Information Technology organizations have varying degrees of relationships with the business. These are typically grouped in to 5 levels of maturity in characterizing those relationships, based on CIO Magazine’s annual State-of-the-CIO survey of non-IT business leader’s perceptions and observations. 

    1    Cost Center

    2    Service Delivery

    3    Business Partner

    4    Business Peer

    5    Business Leader

The bottom rung of this maturity ladder is as a cost center. Repeated surveys over the last decade have placed this structure as about 18% of all IT organizations. A cost center is perceived to be just that: a necessary business cost. Your IT organization is a mechanic, keeping the IT car running when something breaks. 

The next rung comprises the overwhelming majority of IT organizations; service delivery. This is the core of operating and maintaining the smooth operation of the computing environment. About 56% of all IT organizations fit into this bucket. You provide computing services to the business, often as a commodity. And that’s the rub; if IT is considered a commodity, you are ripe for outsourcing, as you provide little additional value to the business outside of smooth IT operations, which typically can be delivered better, cheaper, faster, using outside shared providers. 

CIO’s in category 1 & 2 average less than 3 years in their jobs.

We work with IT leadership in these organizations to elevate their perspective on IT’s role in the organization to one producing business value beyond the scope of an optimized computing environment. 

So with 74% of all organizations in the “upgrade and maintain the car” mode, the issues with providing IT value are pervasive - and limiting both IT and business’s potential. 

IT should be creating competitive advantage and market differentiation, bringing real, tangible value to the business and the key enabler of business - more so today than at any time in the past - the other 26%.

Business Partner - you listen to the business needs, and create what you perceive they need to operate. The role is often after the fact, being reactive/responsive to pre-defined needs. IT is the solution provider.

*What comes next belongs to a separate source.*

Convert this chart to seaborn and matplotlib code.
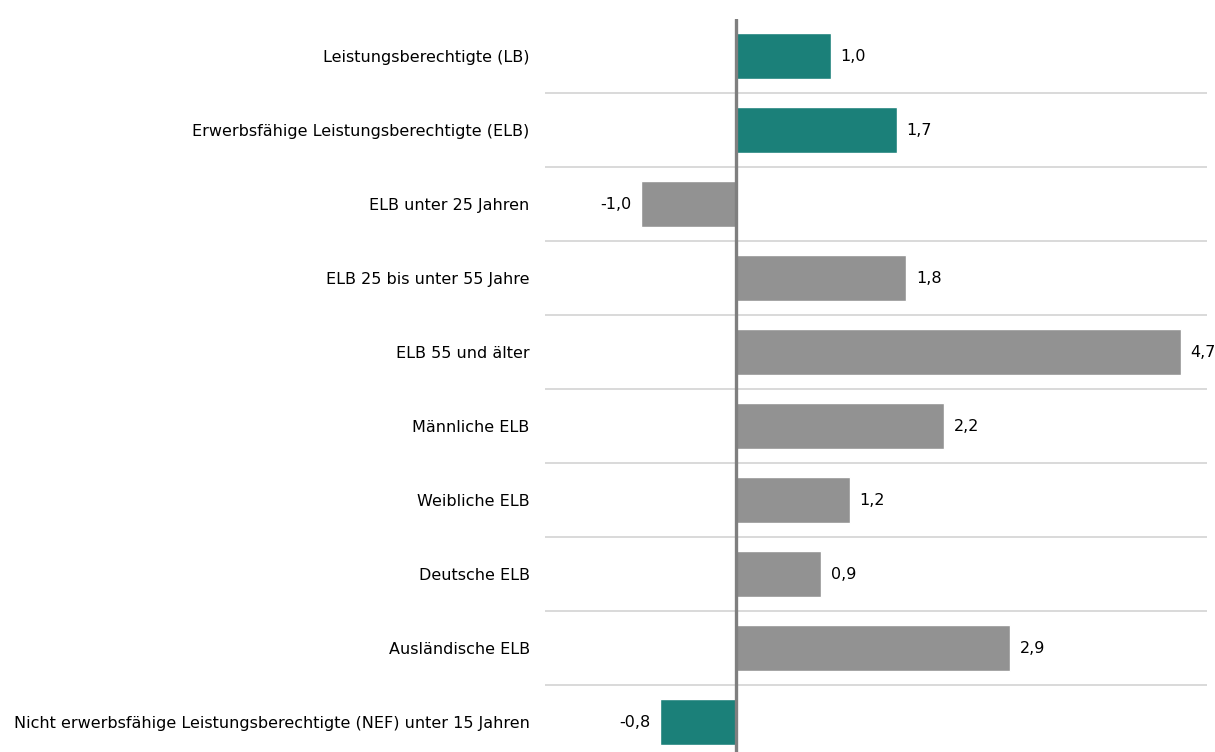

Business Peer - the business engages IT in the decision process on anything where there is a technology component, allowing IT’s insights on technology to be a proactive part of the decision process. IT is becoming the strategic partner. 

Business Leader - a very small percentage of IT organization fit in this lofty and elusive role, as, in most cases, technology in NOT the business driver, but the business ENABLER. Some organizations use technology as their driver, and therefore, may find this organizational perspective appropriate. IT becomes the innovator, anticipating the business needs, and proactively aligning strategy to meet the future business needs using IT as the lever. 

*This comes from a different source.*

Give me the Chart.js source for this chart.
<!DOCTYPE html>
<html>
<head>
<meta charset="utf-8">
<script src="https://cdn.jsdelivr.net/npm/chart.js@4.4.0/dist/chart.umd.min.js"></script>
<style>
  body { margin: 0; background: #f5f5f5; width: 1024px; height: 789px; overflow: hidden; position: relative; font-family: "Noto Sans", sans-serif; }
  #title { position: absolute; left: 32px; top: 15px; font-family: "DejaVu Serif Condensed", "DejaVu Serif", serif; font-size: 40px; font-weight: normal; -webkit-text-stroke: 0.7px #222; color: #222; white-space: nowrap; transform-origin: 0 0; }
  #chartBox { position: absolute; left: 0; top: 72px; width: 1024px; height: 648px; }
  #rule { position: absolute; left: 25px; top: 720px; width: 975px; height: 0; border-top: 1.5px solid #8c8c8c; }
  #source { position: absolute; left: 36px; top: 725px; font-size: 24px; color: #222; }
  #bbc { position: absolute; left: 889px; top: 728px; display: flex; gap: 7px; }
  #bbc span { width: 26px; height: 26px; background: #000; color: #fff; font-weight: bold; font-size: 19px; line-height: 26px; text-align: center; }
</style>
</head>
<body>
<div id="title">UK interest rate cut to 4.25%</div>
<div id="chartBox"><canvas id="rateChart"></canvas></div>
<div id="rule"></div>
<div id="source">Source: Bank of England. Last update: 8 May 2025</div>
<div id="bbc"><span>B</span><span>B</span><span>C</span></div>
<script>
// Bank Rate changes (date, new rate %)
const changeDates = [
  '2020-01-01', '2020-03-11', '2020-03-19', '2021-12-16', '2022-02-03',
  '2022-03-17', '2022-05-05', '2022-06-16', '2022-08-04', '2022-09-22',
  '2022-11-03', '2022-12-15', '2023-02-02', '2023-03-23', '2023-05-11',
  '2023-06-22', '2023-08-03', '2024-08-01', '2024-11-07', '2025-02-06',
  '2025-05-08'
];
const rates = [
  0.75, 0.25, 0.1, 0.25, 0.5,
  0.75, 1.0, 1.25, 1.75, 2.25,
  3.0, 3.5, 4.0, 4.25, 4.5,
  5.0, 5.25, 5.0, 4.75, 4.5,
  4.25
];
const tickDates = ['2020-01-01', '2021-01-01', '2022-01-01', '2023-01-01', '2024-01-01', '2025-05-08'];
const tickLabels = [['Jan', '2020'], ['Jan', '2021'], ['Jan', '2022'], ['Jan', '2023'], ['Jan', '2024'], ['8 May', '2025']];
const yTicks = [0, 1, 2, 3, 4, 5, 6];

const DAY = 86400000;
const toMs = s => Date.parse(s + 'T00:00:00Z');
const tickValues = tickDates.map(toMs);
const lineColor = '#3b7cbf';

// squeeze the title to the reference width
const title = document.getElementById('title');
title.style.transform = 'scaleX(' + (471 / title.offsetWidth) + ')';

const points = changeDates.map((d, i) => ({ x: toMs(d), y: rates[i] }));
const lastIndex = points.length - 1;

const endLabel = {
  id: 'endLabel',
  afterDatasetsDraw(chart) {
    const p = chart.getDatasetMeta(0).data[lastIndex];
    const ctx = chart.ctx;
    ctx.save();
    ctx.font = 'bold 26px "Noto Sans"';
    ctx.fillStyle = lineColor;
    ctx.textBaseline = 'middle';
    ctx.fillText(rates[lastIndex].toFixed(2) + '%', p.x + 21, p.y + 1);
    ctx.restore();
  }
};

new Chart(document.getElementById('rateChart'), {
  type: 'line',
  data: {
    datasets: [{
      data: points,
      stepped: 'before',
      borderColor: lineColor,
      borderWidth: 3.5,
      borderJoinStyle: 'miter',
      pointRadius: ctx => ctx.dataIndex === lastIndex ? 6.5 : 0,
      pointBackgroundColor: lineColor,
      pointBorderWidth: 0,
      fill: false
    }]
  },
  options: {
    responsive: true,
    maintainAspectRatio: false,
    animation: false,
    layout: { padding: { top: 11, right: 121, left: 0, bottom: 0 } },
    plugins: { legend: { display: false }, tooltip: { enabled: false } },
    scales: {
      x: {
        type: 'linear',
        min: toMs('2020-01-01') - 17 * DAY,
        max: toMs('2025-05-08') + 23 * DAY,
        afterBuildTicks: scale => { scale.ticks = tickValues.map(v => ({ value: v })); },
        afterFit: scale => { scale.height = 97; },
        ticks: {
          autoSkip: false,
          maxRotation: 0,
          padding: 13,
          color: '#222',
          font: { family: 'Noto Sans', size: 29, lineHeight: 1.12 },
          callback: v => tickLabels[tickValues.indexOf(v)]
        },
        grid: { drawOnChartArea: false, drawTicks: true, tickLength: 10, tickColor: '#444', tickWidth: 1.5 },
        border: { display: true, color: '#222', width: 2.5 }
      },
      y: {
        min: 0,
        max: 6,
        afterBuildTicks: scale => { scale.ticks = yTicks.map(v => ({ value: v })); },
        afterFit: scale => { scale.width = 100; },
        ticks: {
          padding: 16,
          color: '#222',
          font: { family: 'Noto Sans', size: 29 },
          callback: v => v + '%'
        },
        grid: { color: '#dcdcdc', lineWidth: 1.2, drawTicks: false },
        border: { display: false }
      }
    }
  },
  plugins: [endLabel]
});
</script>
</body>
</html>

CIO’s in category 3-5 average > 13 years in those roles, as the business values their contributions to corporate value.

Why Does IT NOT have a seat at the “big table”?

In level 1 and 2 organizations, it is obvious. The business sees IT as a service provider - a waiter or mechanic for their shiny computing toys. CIO’s are often their own worst enemy in these situations, having been raised as a techno-geek, and used their über skills to transition to a management role, without ever accumlating the business acumen to become a level 3-5 IT leader. They have also done little to show non-technical leadership, how IT can provide the true business value to be considered as a business partner, peer, or leader. 

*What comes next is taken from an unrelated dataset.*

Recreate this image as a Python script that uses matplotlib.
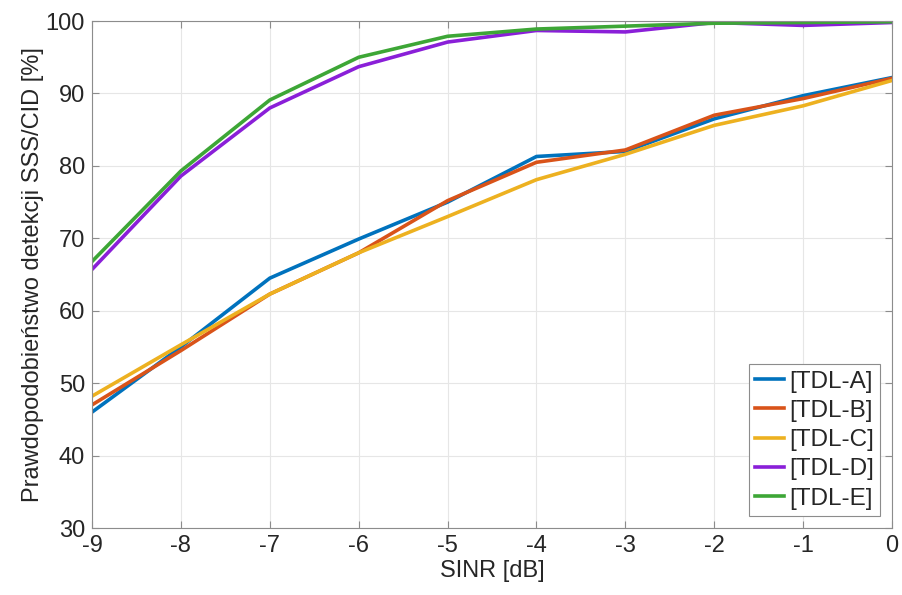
import numpy as np
import matplotlib.pyplot as plt

plt.rcParams['font.family'] = ['Liberation Sans', 'DejaVu Sans']
plt.rcParams['axes.unicode_minus'] = False

sinr = [-9, -8, -7, -6, -5, -4, -3, -2, -1, 0]
tdl_a = [46.0, 55.0, 64.5, 69.9, 75.0, 81.3, 82.0, 86.5, 89.7, 92.2]
tdl_b = [47.0, 54.5, 62.3, 68.0, 75.2, 80.5, 82.2, 87.0, 89.3, 92.1]
tdl_c = [48.2, 55.3, 62.3, 68.0, 73.0, 78.1, 81.6, 85.6, 88.3, 91.8]
tdl_d = [65.7, 78.6, 88.0, 93.7, 97.1, 98.7, 98.5, 99.8, 99.4, 99.8]
tdl_e = [66.8, 79.3, 89.1, 95.0, 97.9, 98.9, 99.3, 99.7, 99.8, 99.9]
labels = ['[TDL-A]', '[TDL-B]', '[TDL-C]', '[TDL-D]', '[TDL-E]']
colors = ['#0072BD', '#D95319', '#EDB120', '#8A1FD8', '#3DA636']

fig = plt.figure(figsize=(9.02, 5.95), dpi=100)
ax = fig.add_axes([0.102, 0.1126, 0.887, 0.852])

for y, lab, c in zip([tdl_a, tdl_b, tdl_c, tdl_d, tdl_e], labels, colors):
    ax.plot(sinr, y, color=c, lw=2.6, label=lab)

ax.set_xlim(-9, 0)
ax.set_ylim(30, 100)
ax.set_xticks(sinr)
ax.set_yticks(np.arange(30, 101, 10))
ax.grid(True, color='#e6e6e6', lw=0.8)
ax.set_axisbelow(True)
for s in ax.spines.values():
    s.set_color('#8c8c8c')
    s.set_linewidth(0.8)
ax.tick_params(direction='in', labelsize=17, colors='#8c8c8c', labelcolor='#262626',
               top=True, right=True, length=5, pad=5)
ax.set_xlabel('SINR [dB]', fontsize=17, color='#262626', labelpad=2)
ax.set_ylabel('Prawdopodobieństwo detekcji SSS/CID [%]', fontsize=17, color='#262626', labelpad=1)

leg = ax.legend(loc='lower right', fontsize=17.5, handlelength=1.2, handletextpad=0.2,
                labelspacing=0.3, borderpad=0.25, fancybox=False, framealpha=1,
                borderaxespad=0.5)
leg.get_frame().set_edgecolor('#8c8c8c')
leg.get_frame().set_linewidth(0.8)
for t in leg.get_texts():
    t.set_color('#262626')

fig.savefig('out.png', dpi=100)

And other C level leadership is part of the issue as well, as - unless they have experienced it previously - do not truly understand that IT can be that partner in furthering the competitive advantage and market differentiation and an IT-enabled business can provide. As a result, they never ask IT to operate outside of a cost center or service delivery mode. 

Getting there is the trick; of the dozens of IT leaders we’ve worked with, a significant percentage has not been able to, or willing to make the leap from an IT leader running and IT organization, to a C level BUSINESS leader that brings the technology perspective to the future of the company. Those not making the transition, are at best, VPs of IT, leading singular functional organization. If they remain in the CIO role, they are a boat anchor to the business, not an enabler.

Those that do, typically end up in a company that is not stagnant, but potentially, as an industry leader.

So where are you in this IT maturity scale?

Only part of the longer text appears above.